## INSTRUCTION
The line holding "const yTicks = [0, 200, 400, 600, 800, 1000];" is the last one to output; start at the first line of the data, keep every line in between exactly, and leave out pictures.
* begin DATASET EXCERPT *
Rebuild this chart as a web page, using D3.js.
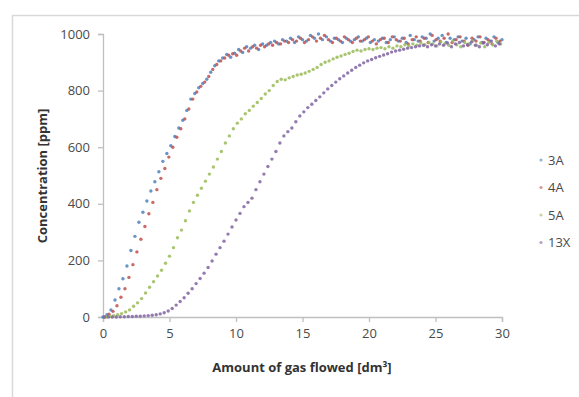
<!DOCTYPE html>
<html>
<head>
<meta charset="utf-8">
<script src="https://cdn.jsdelivr.net/npm/d3@7"></script>
<style>
  html, body { margin: 0; padding: 0; background: #fff; }
  svg { display: block; }
  text { font-family: "Open Sans", "Liberation Sans", Arial, sans-serif; }
</style>
</head>
<body>
<svg id="chart" width="579" height="397"></svg>
<script>
// Breakthrough curves: outlet concentration vs. amount of gas flowed, per sieve type
const seriesNames = ["3A", "4A", "5A", "13X"];
const seriesColors = ["#4f81bd", "#c0504d", "#9bbb59", "#8064a2"];

const xTicks = [0, 5, 10, 15, 20, 25, 30];
const yTicks = [0, 200, 400, 600, 800, 1000];

const data3A = [
  [0,0],[0.3,8],[0.6,25],[0.9,60],[1.2,100],[1.5,135],[1.8,180],[2.1,235],[2.4,285],[2.7,335],
  [3.0,370],[3.3,410],[3.6,445],[3.9,478],[4.2,513],[4.5,550],[4.8,578],[5.1,605],[5.4,638],[5.7,668],
  [6.0,695],[6.3,730],[6.6,770],[6.9,790],[7.2,810],[7.5,825],[7.8,840],[8.1,865],[8.4,888],[8.7,905],
  [9.0,915],[9.3,928],[9.6,918],[9.9,932],[10.2,945],[10.5,935],[10.8,955],[11.1,950],[11.4,960],[11.7,945],
  [12.0,965],[12.3,960],[12.6,970],[12.9,975],[13.2,965],[13.5,980],[13.8,975],[14.1,985],[14.4,970],[14.7,990],
  [15.0,980],[15.3,975],[15.6,995],[15.9,985],[16.2,1000],[16.5,980],[16.8,990],[17.1,975],[17.4,985],[17.7,980],
  [18.0,970],[18.3,985],[18.6,975],[18.9,980],[19.2,990],[19.5,975],[19.8,985],[20.1,970],[20.4,980],[20.7,975],
  [21.0,985],[21.3,970],[21.6,980],[21.9,990],[22.2,975],[22.5,985],[22.8,970],[23.1,995],[23.4,980],[23.7,975],
  [24.0,990],[24.3,985],[24.6,1000],[24.9,975],[25.2,985],[25.5,995],[25.8,970],[26.1,985],[26.4,980],[26.7,990],
  [27.0,975],[27.3,985],[27.6,965],[27.9,980],[28.2,990],[28.5,970],[28.8,985],[29.1,975],[29.4,990],[29.7,970],
  [30.0,980]
];

const data4A = [
  [0.15,0],[0.45,10],[0.75,20],[1.05,40],[1.35,70],[1.65,100],[1.95,140],[2.25,185],[2.55,230],[2.85,275],
  [3.15,320],[3.45,365],[3.75,405],[4.05,450],[4.35,490],[4.65,525],[4.95,565],[5.25,600],[5.55,635],[5.85,665],
  [6.15,700],[6.45,735],[6.75,770],[7.05,795],[7.35,815],[7.65,830],[7.95,850],[8.25,875],[8.55,892],[8.85,905],
  [9.15,915],[9.45,925],[9.75,930],[10.05,925],[10.35,940],[10.65,950],[10.95,940],[11.25,955],[11.55,950],[11.85,960],
  [12.15,955],[12.45,965],[12.75,960],[13.05,970],[13.35,965],[13.65,975],[13.95,970],[14.25,980],[14.55,975],[14.85,985],
  [15.15,970],[15.45,980],[15.75,990],[16.05,975],[16.35,985],[16.65,995],[16.95,980],[17.25,970],[17.55,985],[17.85,975],
  [18.15,990],[18.45,980],[18.75,970],[19.05,985],[19.35,975],[19.65,980],[19.95,990],[20.25,975],[20.55,965],[20.85,980],
  [21.15,985],[21.45,970],[21.75,990],[22.05,980],[22.35,975],[22.65,985],[22.95,965],[23.25,980],[23.55,990],[23.85,975],
  [24.15,985],[24.45,970],[24.75,995],[25.05,980],[25.35,975],[25.65,985],[25.95,1000],[26.25,970],[26.55,980],[26.85,990],
  [27.15,975],[27.45,960],[27.75,985],[28.05,975],[28.35,990],[28.65,970],[28.95,980],[29.25,965],[29.55,985],[29.85,975]
];

const data5A = [
  [0.2,0],[0.5,2],[0.8,5],[1.1,8],[1.4,12],[1.7,18],[2.0,25],[2.3,38],[2.6,50],[2.9,65],
  [3.2,85],[3.5,105],[3.8,125],[4.1,145],[4.4,165],[4.7,190],[5.0,215],[5.3,245],[5.6,280],[5.9,307],
  [6.2,340],[6.5,375],[6.8,405],[7.1,430],[7.4,455],[7.7,480],[8.0,505],[8.3,530],[8.6,558],[8.9,585],
  [9.2,615],[9.5,640],[9.8,665],[10.1,685],[10.4,700],[10.7,718],[11.0,730],[11.3,745],[11.6,758],[11.9,772],
  [12.2,788],[12.5,800],[12.8,818],[13.1,832],[13.4,840],[13.7,838],[14.0,845],[14.3,850],[14.6,855],[14.9,858],
  [15.2,862],[15.5,868],[15.8,875],[16.1,882],[16.4,892],[16.7,900],[17.0,905],[17.3,912],[17.6,918],[17.9,922],
  [18.2,928],[18.5,932],[18.8,938],[19.1,943],[19.4,940],[19.7,945],[20.0,948],[20.3,945],[20.6,950],[20.9,952],
  [21.2,948],[21.5,955],[21.8,950],[22.1,958],[22.4,955],[22.7,962],[23.0,958],[23.3,965],[23.6,960],[23.9,968],
  [24.2,962],[24.5,970],[24.8,965],[25.1,958],[25.4,972],[25.7,965],[26.0,960],[26.3,975],[26.6,962],[26.9,955],
  [27.2,970],[27.5,965],[27.8,975],[28.1,960],[28.4,968],[28.7,955],[29.0,970],[29.3,962],[29.6,975],[29.9,965]
];

const data13X = [
  [0.1,0],[0.4,0],[0.7,0],[1.0,0],[1.3,1],[1.6,1],[1.9,2],[2.2,2],[2.5,3],[2.8,3],
  [3.1,4],[3.4,5],[3.7,6],[4.0,8],[4.3,11],[4.6,15],[4.9,21],[5.2,30],[5.5,42],[5.8,55],
  [6.1,68],[6.4,84],[6.7,100],[7.0,118],[7.3,136],[7.6,155],[7.9,175],[8.2,198],[8.5,222],[8.8,245],
  [9.1,268],[9.4,293],[9.7,318],[10.0,343],[10.3,366],[10.6,390],[10.9,405],[11.2,420],[11.5,450],[11.8,478],
  [12.1,505],[12.4,532],[12.7,558],[13.0,585],[13.3,615],[13.6,640],[13.9,655],[14.2,668],[14.5,690],[14.8,710],
  [15.1,725],[15.4,740],[15.7,752],[16.0,765],[16.3,778],[16.6,792],[16.9,806],[17.2,818],[17.5,830],[17.8,842],
  [18.1,852],[18.4,862],[18.7,872],[19.0,882],[19.3,890],[19.6,898],[19.9,905],[20.2,910],[20.5,916],[20.8,921],
  [21.1,926],[21.4,930],[21.7,936],[22.0,940],[22.3,943],[22.6,946],[22.9,950],[23.2,952],[23.5,955],[23.8,958],
  [24.1,960],[24.4,955],[24.7,962],[25.0,958],[25.3,965],[25.6,960],[25.9,968],[26.2,955],[26.5,965],[26.8,970],
  [27.1,958],[27.4,962],[27.7,972],[28.0,960],[28.3,955],[28.6,968],[28.9,962],[29.2,975],[29.5,958],[29.8,965]
];

const seriesData = [data3A, data4A, data5A, data13X];

const svg = d3.select("#chart");

// chart area frame
svg.append("rect")
  .attr("x", 12.5).attr("y", 15.5)
  .attr("width", 620).attr("height", 420)
  .attr("fill", "none").attr("stroke", "#d9d9d9").attr("stroke-width", 1.5);

const plot = { left: 103, right: 502, top: 34, bottom: 317 };

const x = d3.scaleLinear().domain([0, 30]).range([plot.left, plot.right]);
const y = d3.scaleLinear().domain([0, 1000]).range([plot.bottom, plot.top]);

const axisColor = "#bfbfbf";
const labelColor = "#4a4a4a";

// x axis
const gx = svg.append("g")
  .attr("transform", `translate(0,${plot.bottom})`)
  .call(d3.axisBottom(x).tickValues(xTicks).tickSize(5).tickPadding(7).tickFormat(d3.format("d")));
// y axis
const gy = svg.append("g")
  .attr("transform", `translate(${plot.left},0)`)
  .call(d3.axisLeft(y).tickValues(yTicks).tickSize(5).tickPadding(8).tickFormat(d3.format("d")));

[gx, gy].forEach(g => {
  g.select(".domain").attr("stroke", axisColor).attr("stroke-width", 1.3);
  g.selectAll(".tick line").attr("stroke", axisColor).attr("stroke-width", 1.3);
  g.selectAll(".tick text")
    .attr("fill", labelColor)
    .style("font-size", "13px");
});

// axis titles
svg.append("text")
  .attr("x", 302).attr("y", 372)
  .attr("text-anchor", "middle")
  .attr("fill", "#333")
  .style("font-size", "13px").style("font-weight", "bold")
  .text("Amount of gas flowed [dm³]");

svg.append("text")
  .attr("transform", "translate(47,176) rotate(-90)")
  .attr("text-anchor", "middle")
  .attr("fill", "#333")
  .style("font-size", "13px").style("font-weight", "bold")
  .text("Concentration [ppm]");

// scatter markers
seriesData.forEach((pts, i) => {
  svg.append("g")
    .selectAll("circle")
    .data(pts)
    .join("circle")
    .attr("cx", d => x(d[0]))
    .attr("cy", d => y(d[1]))
    .attr("r", 1.7)
    .attr("fill", seriesColors[i])
    .attr("fill-opacity", 0.85);
});

// legend
const legend = svg.append("g").attr("transform", "translate(541,160)");
seriesNames.forEach((name, i) => {
  const row = legend.append("g").attr("transform", `translate(0,${i * 27.5})`);
  row.append("circle").attr("r", 1.6).attr("fill", seriesColors[i]).attr("fill-opacity", 0.6);
  row.append("text")
    .attr("x", 7).attr("dy", "0.35em")
    .attr("fill", labelColor)
    .style("font-size", "13px")
    .text(name);
});
</script>
</body>
</html>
* end DATASET EXCERPT *
## TASK ANSWER
Rebuild this chart as a web page, using D3.js.
<!DOCTYPE html>
<html>
<head>
<meta charset="utf-8">
<script src="https://cdn.jsdelivr.net/npm/d3@7"></script>
<style>
  html, body { margin: 0; padding: 0; background: #fff; }
  svg { display: block; }
  text { font-family: "Open Sans", "Liberation Sans", Arial, sans-serif; }
</style>
</head>
<body>
<svg id="chart" width="579" height="397"></svg>
<script>
// Breakthrough curves: outlet concentration vs. amount of gas flowed, per sieve type
const seriesNames = ["3A", "4A", "5A", "13X"];
const seriesColors = ["#4f81bd", "#c0504d", "#9bbb59", "#8064a2"];

const xTicks = [0, 5, 10, 15, 20, 25, 30];
const yTicks = [0, 200, 400, 600, 800, 1000];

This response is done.